The exception in this world is Circus operative Alec Leamus, who doesn’t do anything quietly, mostly because he’s played by Richard Burton in a performance, uncharacteristically subdued by his standard, that nevertheless impressively sustains the illusion of gloriously upsetting Ritt’s careful tonal arrangements. Burton particularly contributes, poignantly and somewhat unintentionally, to the film’s ironic exploration of Leamus as a man who’s forced to theatrically accentuate his own demons in order to coax down the enemy’s defenses, an assignment that eerily resembles Burton’s assimilation of his own reputed proclivities (namely, the alcoholism and aversion to authority) into the role. In his greatest performance, Burton turns Le Carré ’s thriller of heightened protocol into a song of the damned, merging Le Carré’s fictionalized pseudo-autobiography with his own.
This transfer improves upon Criterion’s already sturdy DVD print, further clarifying the subtle contrasts between the film’s blacks, whites, and grays. Image detail is also outstanding (check out the fibers on the characters’ coats and sweaters) and the grain ratio ideal. The English LPCM 2.0 track minimizes the white noise that was audible even on the DVD, while enhancing nuance and dimension. This is how you upgrade a prior edition for a newer medium.

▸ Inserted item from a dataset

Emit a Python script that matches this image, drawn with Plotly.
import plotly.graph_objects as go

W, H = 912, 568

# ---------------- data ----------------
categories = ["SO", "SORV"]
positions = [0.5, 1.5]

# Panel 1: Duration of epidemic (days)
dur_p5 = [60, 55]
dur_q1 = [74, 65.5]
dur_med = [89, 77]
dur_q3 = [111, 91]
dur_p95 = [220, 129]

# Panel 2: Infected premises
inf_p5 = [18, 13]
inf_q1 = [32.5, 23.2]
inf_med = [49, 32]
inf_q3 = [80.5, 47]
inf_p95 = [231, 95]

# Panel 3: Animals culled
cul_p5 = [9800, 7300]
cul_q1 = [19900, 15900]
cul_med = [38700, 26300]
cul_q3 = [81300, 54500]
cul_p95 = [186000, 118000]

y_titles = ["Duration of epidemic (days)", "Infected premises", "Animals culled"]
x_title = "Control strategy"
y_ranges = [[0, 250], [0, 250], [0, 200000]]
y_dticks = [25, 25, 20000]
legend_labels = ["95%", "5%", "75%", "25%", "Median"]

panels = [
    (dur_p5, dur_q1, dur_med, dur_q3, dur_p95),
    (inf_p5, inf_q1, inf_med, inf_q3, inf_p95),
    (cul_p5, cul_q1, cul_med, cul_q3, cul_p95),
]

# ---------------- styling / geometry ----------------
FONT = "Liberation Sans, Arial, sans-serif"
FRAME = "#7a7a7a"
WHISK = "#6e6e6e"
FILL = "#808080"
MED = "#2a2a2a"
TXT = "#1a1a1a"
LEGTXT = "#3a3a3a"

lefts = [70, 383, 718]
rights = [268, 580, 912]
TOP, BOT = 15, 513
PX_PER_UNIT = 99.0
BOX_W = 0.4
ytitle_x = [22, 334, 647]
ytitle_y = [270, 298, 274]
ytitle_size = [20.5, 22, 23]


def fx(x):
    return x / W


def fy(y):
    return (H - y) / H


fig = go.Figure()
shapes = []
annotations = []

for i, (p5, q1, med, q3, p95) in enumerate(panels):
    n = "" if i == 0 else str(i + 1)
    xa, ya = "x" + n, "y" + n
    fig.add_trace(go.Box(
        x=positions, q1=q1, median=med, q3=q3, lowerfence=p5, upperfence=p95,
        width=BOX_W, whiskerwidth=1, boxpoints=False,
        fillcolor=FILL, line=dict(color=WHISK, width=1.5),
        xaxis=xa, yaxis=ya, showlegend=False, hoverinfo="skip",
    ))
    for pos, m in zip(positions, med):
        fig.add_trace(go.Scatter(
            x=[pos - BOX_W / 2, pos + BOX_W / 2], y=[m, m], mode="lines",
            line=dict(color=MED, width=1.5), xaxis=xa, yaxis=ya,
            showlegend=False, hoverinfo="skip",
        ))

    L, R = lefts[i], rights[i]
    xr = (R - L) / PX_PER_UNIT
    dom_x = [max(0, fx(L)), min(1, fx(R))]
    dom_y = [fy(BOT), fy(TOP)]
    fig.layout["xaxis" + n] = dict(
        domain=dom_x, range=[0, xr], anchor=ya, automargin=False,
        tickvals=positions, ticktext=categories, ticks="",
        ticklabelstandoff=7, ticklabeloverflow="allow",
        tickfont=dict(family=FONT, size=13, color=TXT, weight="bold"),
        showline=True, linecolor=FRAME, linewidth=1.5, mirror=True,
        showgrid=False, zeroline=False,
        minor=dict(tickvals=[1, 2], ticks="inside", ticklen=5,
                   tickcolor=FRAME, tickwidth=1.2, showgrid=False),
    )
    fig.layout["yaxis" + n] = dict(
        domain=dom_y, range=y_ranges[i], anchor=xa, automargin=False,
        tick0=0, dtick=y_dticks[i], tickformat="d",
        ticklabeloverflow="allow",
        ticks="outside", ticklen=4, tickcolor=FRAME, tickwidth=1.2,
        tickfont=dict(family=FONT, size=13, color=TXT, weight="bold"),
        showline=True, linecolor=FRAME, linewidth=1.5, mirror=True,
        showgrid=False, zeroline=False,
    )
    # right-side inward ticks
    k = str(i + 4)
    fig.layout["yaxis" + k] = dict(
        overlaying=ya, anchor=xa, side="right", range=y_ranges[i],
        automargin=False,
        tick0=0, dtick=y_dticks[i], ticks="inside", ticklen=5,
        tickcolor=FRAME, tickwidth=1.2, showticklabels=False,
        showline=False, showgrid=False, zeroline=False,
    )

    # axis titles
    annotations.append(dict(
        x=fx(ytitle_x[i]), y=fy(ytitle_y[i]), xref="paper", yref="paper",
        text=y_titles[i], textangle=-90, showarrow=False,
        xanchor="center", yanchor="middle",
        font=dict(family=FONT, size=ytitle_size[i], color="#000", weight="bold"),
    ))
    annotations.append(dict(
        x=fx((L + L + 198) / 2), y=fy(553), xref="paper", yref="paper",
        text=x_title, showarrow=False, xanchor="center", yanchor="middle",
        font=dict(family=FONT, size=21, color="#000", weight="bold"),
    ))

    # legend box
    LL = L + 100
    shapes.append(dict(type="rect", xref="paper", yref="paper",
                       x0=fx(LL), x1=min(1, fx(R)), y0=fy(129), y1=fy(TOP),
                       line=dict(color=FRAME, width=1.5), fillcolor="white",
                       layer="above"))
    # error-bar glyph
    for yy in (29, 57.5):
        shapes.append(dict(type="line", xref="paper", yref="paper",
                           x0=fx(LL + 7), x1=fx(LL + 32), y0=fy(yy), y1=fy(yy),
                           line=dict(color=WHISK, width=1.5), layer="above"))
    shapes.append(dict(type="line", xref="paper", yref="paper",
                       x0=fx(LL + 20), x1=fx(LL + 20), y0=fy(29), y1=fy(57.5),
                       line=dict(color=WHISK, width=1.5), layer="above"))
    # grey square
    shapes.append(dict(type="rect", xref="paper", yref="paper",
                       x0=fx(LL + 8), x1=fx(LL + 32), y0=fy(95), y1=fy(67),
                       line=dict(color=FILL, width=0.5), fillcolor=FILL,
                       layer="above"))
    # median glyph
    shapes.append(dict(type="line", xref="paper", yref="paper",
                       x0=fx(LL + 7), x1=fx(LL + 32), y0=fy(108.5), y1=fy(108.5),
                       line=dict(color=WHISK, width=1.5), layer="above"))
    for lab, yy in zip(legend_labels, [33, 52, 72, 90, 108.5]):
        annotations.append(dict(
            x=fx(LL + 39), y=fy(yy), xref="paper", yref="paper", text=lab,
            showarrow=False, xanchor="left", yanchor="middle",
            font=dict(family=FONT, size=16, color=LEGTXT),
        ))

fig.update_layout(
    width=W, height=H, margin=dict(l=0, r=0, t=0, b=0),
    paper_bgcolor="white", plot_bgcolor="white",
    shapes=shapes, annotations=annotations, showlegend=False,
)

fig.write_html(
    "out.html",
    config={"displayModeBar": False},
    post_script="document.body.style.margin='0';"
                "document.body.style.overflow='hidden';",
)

The supplements primarily highlight the pair of artists who are obviously presumed to be the authors of the film, director Martin Ritt and novelist John Carré, while also parsing democratically through the contributions of the actors and other technicians, most prominently director of photography Oswald Morris. The exclusive interview with John le Carré is the highlight here, as he impressively answers almost every obvious and not-so-obvious question about the film’s context in an eloquently breezy 40 minutes. The author discusses the political context that partially informed the novel, Ritt’s own distinctly American reasons for tackling the story, the director’s contentious relationship with Richard Burton, and Le Carré’s subsequent role as an on-set liaison between the two while even allowing a little room for a perceptive and fair critique of the film itself. The extras would rate highly for this piece alone, but the other docs are also terrific, and it’s particularly refreshing to hear the interview with Ritt, a gifted director who’s often underrated by auteurists who seem to embrace only those directors who manage to more obviously plaster their personality all over their work. Rounding out the package is a booklet with a fine appreciation by critic Michael Sragow.
It’s worth braving the winds of the harsh merciless world to obtain this upgrade of a stone-cold espionage classic.